Assad a indiqué à proches : «c’est vrai. Je ne pouvais pas répondre aux demandes de Sarkozy en ce qui concerne Israël, la Résistance et l’Iran».
Sarkozy est même allé jusqu’à demander le départ d’Assad, même au moment où son ambassadeur à Damas affirmait l’impossibilité de ce départ. Sakozy était le président français le plus proche des Etats-Unis. Les relations des deux pays ont connu un âge d’or, totalement contraire à l’attitude de Jacques Chirac, ayant provoqué les Américains par son refus de la guerre contre l’Irak.
Les relations semblent très tendues ces jours-ci entre Paris et Damas.
La capitale française a décidé de reconnaitre la coalition de l’opposition syrienne, de lui fournir les armes, mais aussi de nommer un ambassadeur de la coalition en France.
Certains responsables syriens accusent la France d’être impliquée militairement dans le conflit syrien. D’autres l’accusent de faciliter l’acheminement des armes et l’entrainement des combattants, ainsi que le financement de l’opposition. On parle de même d’un accord secret entre Paris et Qatar contre le régime syrien, ce qui a généré des contrats qataris de milliards de dollars sur le territoire français.
Ces informations peuvent être vraies ou fausses. Mais le danger de la situation de la France, découle de son implication actuelle dans deux opérations militaires au Mali et en Somalie, alors qu’elle participe aux forces de la Finul au Liban sud, et qu’elle a de grands intérêts dans la région. Qu’adviendra-t-il si le feu syrien contamine les pays du voisinage. Ou si l’organisation Al-Qaeda décide de se venger de l’intervention militaire de la France au Mali et en Somalie. Et si des informations dangereuses seraient divulguées sur la cause du meurtre des activistes kurdes à Paris?
On dit qu’une coordination étroite est en cours entre les services de renseignement de la France et ceux du Hezbollah. Une telle coordination est indispensable pour protéger les forces onusiennes au Liban sud. On dit aussi que l’appui de la France à la Libye et à la Tunisie, et ses relations fermes avec les pays du Golfe, lui épargneront la colère d’Al-Qaeda.
Mais en dépit de ces dires, une question cruciale se pose durant cette période délicate que traverse le monde arabe et islamique.
La France pourra-t-elle faire face aux conséquences de son «audace» dans le traitement d’un certain nombre de dossiers brûlants? N’était-il pas meilleur à la France de maintenir son rôle de médiateur dans les crises internationales, pour qu’elle ne chute de nouveau dans le traquenard des compromis et des intérêts internationaux?
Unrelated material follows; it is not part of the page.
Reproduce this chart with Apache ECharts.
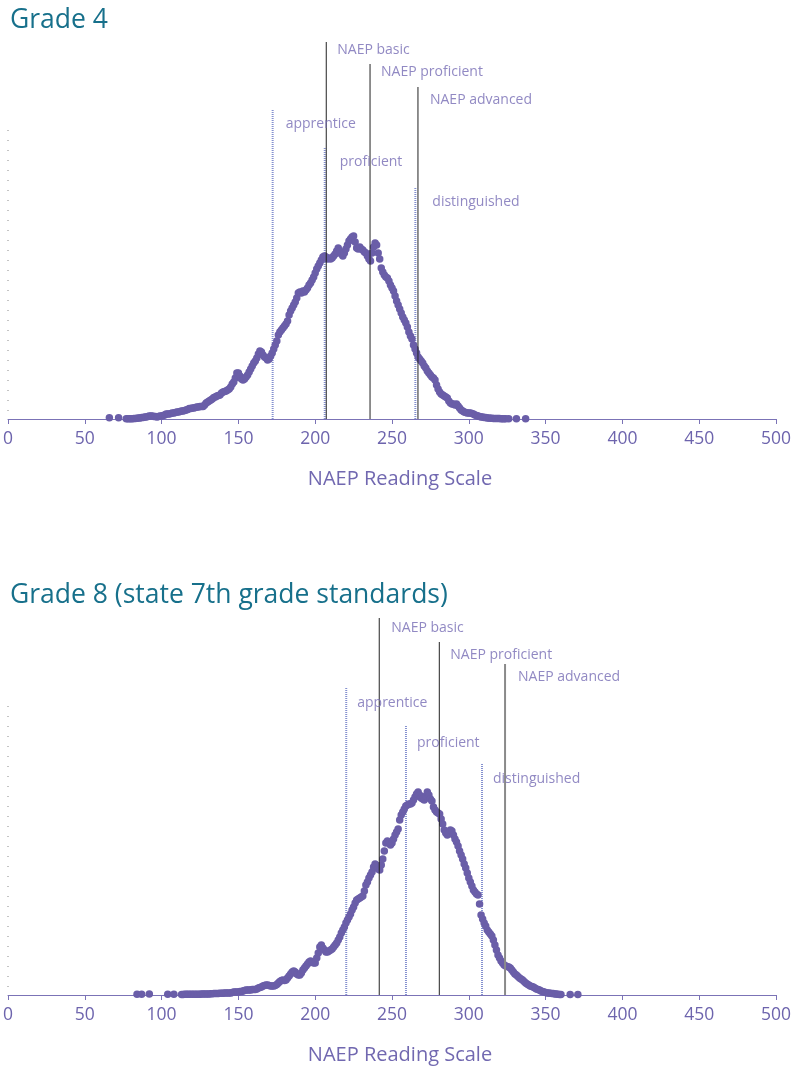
<!DOCTYPE html>
<html><head><meta charset="utf-8">
<script src="https://cdn.jsdelivr.net/npm/echarts@6/dist/echarts.min.js"></script>
<style>html,body{margin:0;padding:0;background:#fff}#c{width:794px;height:1069px}</style>
</head><body><div id="c"></div><script>
// ---------- DATA ----------
const xTickValues = [0, 50, 100, 150, 200, 250, 300, 350, 400, 450, 500];
const titles = ['Grade 4', 'Grade 8 (state 7th grade standards)'];
const axisTitle = 'NAEP Reading Scale';

// Grade 4: NAEP reading scale score vs relative frequency (arbitrary units)
const g4SparseScores = [66, 72, 326, 331, 337];
const g4SparseFreq   = [1.3, 1.3, 0.3, 0.3, 0.3];
const g4FirstScore = 77; // consecutive scores 77..324
const g4Freq = [
  0.3,0.3,0.2,0.3,0.3,0.5,0.5,0.8,1,1,
  1.5,1.5,2,2,2.5,3,3,3,2.5,2.5,
  2,2.5,3,3,3.5,4,5,5,5,5.5,
  6,6,6.5,7,7,7.5,8,8,8.5,9,
  9.5,10.5,10.5,11,11,11.5,12,12,12.5,12.5,
  12.5,14,16,17,18,19,20,21.5,22,23,
  23.5,24,26,27,27.5,28,29,30,32,35,
  37,41,46,46,43,40,39,40,42,44,
  47,50,53,56,58,61,65,68,67,64,
  62,61,59,60,63,66,70,74,78,84,
  87,89,91,93,95,98,104,108,111,114,
  117,121,126,127,126,128,127,129,131,134,
  136,139,142,146,150,153,156,159,162,163,
  162,160,161,160,161,163,165,168,171,168,
  165,163,166,170,174,178,180,182,183,177,
  171,170,172,170,169,167,166,163,160,158,
  166,172,176,174,166,160,151,147,144,142,
  141,138,134,131,128,123,118,114,110,106,
  102,99,96,92,87,83,80,74,70,66,
  62,60,58,56,53,51,48,46,44,42,
  41,39,34,30,27,25,24,23,22,21,
  18,16,15,15,14,15,13,11,9,8,
  7,6.5,6,6,6,5.5,5,4,3.5,3,
  2.5,2,2,1.5,1.5,1,1,0.8,0.7,0.6,
  0.5,0.5,0.4,0.4,0.3,0.3,0.3,0.3
];

// Grade 8
const g8SparseScores = [84, 87, 92, 104, 108, 366, 371];
const g8SparseFreq   = [0.7, 0.7, 1, 0.7, 0.7, 0.5, 0.5];
const g8FirstScore = 113; // consecutive scores 113..360
const g8Freq = [
  0.5,0.6,0.7,0.7,0.7,0.7,0.7,0.7,0.7,0.7,
  0.7,0.8,0.8,0.9,1,1,1,1,1,1.2,
  1.2,1.5,1.5,1.5,1.5,1.7,1.7,1.7,2,2,
  2,2,2,2.5,3,3,3,3,3.5,3.5,
  4,4.5,5,5,5,5,5.5,5.5,5.5,6,
  7,7.5,8,9,9.5,10,10,9.5,9,9,
  9,9.5,10.5,12,13.5,14.5,15,14.5,15,17,
  19,21,23,24,23,21,20,20,22,25,
  27,29,31,33,34,33,32,32,37,42,
  48,50,47,45,43,43,44,45,46,48,
  50,52,55,58,62,65,68,72,75,78,
  81,85,88,92,95,96,97,98,99,104,
  110,113,117,120,123,128,131,129,126,125,
  130,136,144,152,154,152,150,152,156,160,
  163,166,175,180,183,186,189,190,191,191,
  192,195,198,201,203,200,197,196,195,199,
  203,200,196,194,188,185,183,182,181,176,
  171,165,162,160,162,165,164,160,156,153,
  149,144,140,136,131,127,122,117,113,109,
  105,103,101,100,91,80,76,72,69,65,
  63,61,59,55,50,45,40,37,34,32,
  30,29,28.5,28,27,25,23,21,20,18.5,
  17,16,15,13.5,12,11,10,9,8.5,8,
  7,6,5.5,5,4,3.5,3,2.5,2,2,
  1.7,1.5,1.5,1,1,0.7,0.5,0.5
];

// Cut scores
const stateCutNames = ['apprentice', 'proficient', 'distinguished'];
const naepCutNames  = ['NAEP basic', 'NAEP proficient', 'NAEP advanced'];
const g4StateCuts = [172.3, 206.2, 265.2];
const g4NaepCuts  = [207.2, 235.7, 266.9];
const g8StateCuts = [220.2, 259.1, 308.6];
const g8NaepCuts  = [241.7, 280.8, 323.6];

// ---------- LAYOUT (line heights / label heights in y-axis units) ----------
const layout = {
  g4: { stateTop: [310, 272, 232], stateLab: [295, 257, 217], naepTop: [377, 355, 332], naepLab: [369, 347, 319],
        stateDx: [13, 15, 17], naepDx: [11, 11, 12] },
  g8: { stateTop: [307, 269, 231], stateLab: [292, 252, 216], naepTop: [377, 353, 331], naepLab: [367, 340, 318],
        stateDx: [11, 11, 11], naepDx: [12, 11, 13] }
};
const AXIS_TOP = 289;

// ---------- BUILD ----------
const FONT = '"Open Sans", "Noto Sans", sans-serif';
const DOT = '#6a5ea8';
const TXT = '#756cb4';
const AX = '#7b73b6';

function pts(first, arr, sx, sy) {
  const out = arr.map((v, i) => [first + i, v]);
  sx.forEach((s, i) => out.push([s, sy[i]]));
  out.sort((a, b) => a[0] - b[0]);
  return out;
}

function xAxis(gi) {
  return {
    gridIndex: gi, type: 'value', min: 0, max: 500, interval: 50,
    axisLine: { lineStyle: { color: AX, width: 1 } },
    axisTick: { length: 5, lineStyle: { color: AX } },
    axisLabel: { color: '#6d64ad', fontSize: 17.5, fontFamily: FONT, margin: 11,
      formatter: v => xTickValues.includes(v) ? String(v) : '' },
    splitLine: { show: false },
    name: axisTitle, nameLocation: 'middle', nameGap: 50,
    nameTextStyle: { color: '#7168b0', fontSize: 20, fontFamily: FONT, padding: [0, 0, 0, 16] }
  };
}
function yAxis(gi) {
  return { gridIndex: gi, type: 'value', min: 0, max: 380, show: false };
}

const series = [];
function addPanel(gi, first, freq, sx, sy, stateCuts, naepCuts, L, advStyle) {
  // dotted left axis line
  series.push({ type: 'line', xAxisIndex: gi, yAxisIndex: gi, data: [[0, AXIS_TOP], [0, 0]],
    symbol: 'none', silent: true, lineStyle: { color: '#8a8a8a', width: 1, type: [1, 9] }, z: 1 });
  // state standard cut lines (dotted)
  stateCuts.forEach((c, i) => {
    series.push({ type: 'line', xAxisIndex: gi, yAxisIndex: gi, data: [[c, 0], [c, L.stateTop[i]]],
      symbol: 'none', silent: true, lineStyle: { color: '#8490cf', width: 2, type: [1, 1] }, z: 2 });
  });
  // scatter
  series.push({ type: 'scatter', xAxisIndex: gi, yAxisIndex: gi, data: pts(first, freq, sx, sy),
    symbolSize: 7.5, itemStyle: { color: DOT, opacity: 1 }, z: 3 });
  // NAEP cut lines (solid)
  naepCuts.forEach((c, i) => {
    const st = (i === 2 && advStyle) ? advStyle : { color: '#222', width: 1 };
    series.push({ type: 'line', xAxisIndex: gi, yAxisIndex: gi, data: [[c, 0], [c, L.naepTop[i]]],
      symbol: 'none', silent: true, lineStyle: st, z: 4 });
  });
  // labels
  const labData = [];
  stateCuts.forEach((c, i) => labData.push({ value: [c, L.stateLab[i]], name: stateCutNames[i],
    label: { offset: [L.stateDx[i] - 5, 0] } }));
  naepCuts.forEach((c, i) => labData.push({ value: [c, L.naepLab[i]], name: naepCutNames[i],
    label: { offset: [L.naepDx[i] - 5, 0] } }));
  series.push({ type: 'scatter', xAxisIndex: gi, yAxisIndex: gi, data: labData, symbolSize: 0, silent: true, z: 5,
    label: { show: true, position: 'right', distance: 5, formatter: p => p.name,
      color: TXT, fontSize: 14, fontFamily: FONT } });
}

addPanel(0, g4FirstScore, g4Freq, g4SparseScores, g4SparseFreq, g4StateCuts, g4NaepCuts, layout.g4, null);
addPanel(1, g8FirstScore, g8Freq, g8SparseScores, g8SparseFreq, g8StateCuts, g8NaepCuts, layout.g8, { color: '#8a8a8a', width: 2 });

const chart = echarts.init(document.getElementById('c'), null, { renderer: 'canvas', width: 794, height: 1069 });
chart.setOption({
  animation: false,
  backgroundColor: '#fff',
  title: [
    { text: titles[0], left: 5, top: 2, textStyle: { color: '#17708b', fontSize: 26.5, fontWeight: 'normal', fontFamily: FONT } },
    { text: titles[1], left: 5, top: 577, textStyle: { color: '#17708b', fontSize: 26.5, fontWeight: 'normal', fontFamily: FONT } }
  ],
  grid: [
    { left: 8, width: 768, top: 39, height: 380 },
    { left: 8, width: 768, top: 615, height: 380 }
  ],
  xAxis: [xAxis(0), xAxis(1)],
  yAxis: [yAxis(0), yAxis(1)],
  series: series
});
</script></body></html>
On n’entend qu’une seule réplique en France : «Nous défendons le droit international et le droit des peuples à l’autodétermination. Nous soutenons le printemps arabe et luttons contre le terrorisme. Pour ces raisons nous avions refusé l’extension du terrorisme vers la Syrie».
Ces propos sont loin d’être convaincants, puisqu’il existe d’autres peuples aspirant à la liberté et à la démocratie, des peuples dont la France est alliée avec leurs régimes.
Il est indéniable que la France se place actuellement sur la ligne du feu. Mais il s’est aussi avéré que lorsque l’américain estime que ses intérêts s’opposent à ceux des Français au Moyen Orient, il n’hésite guère à faire prévaloir ses propres intérêts sur ceux d’autrui.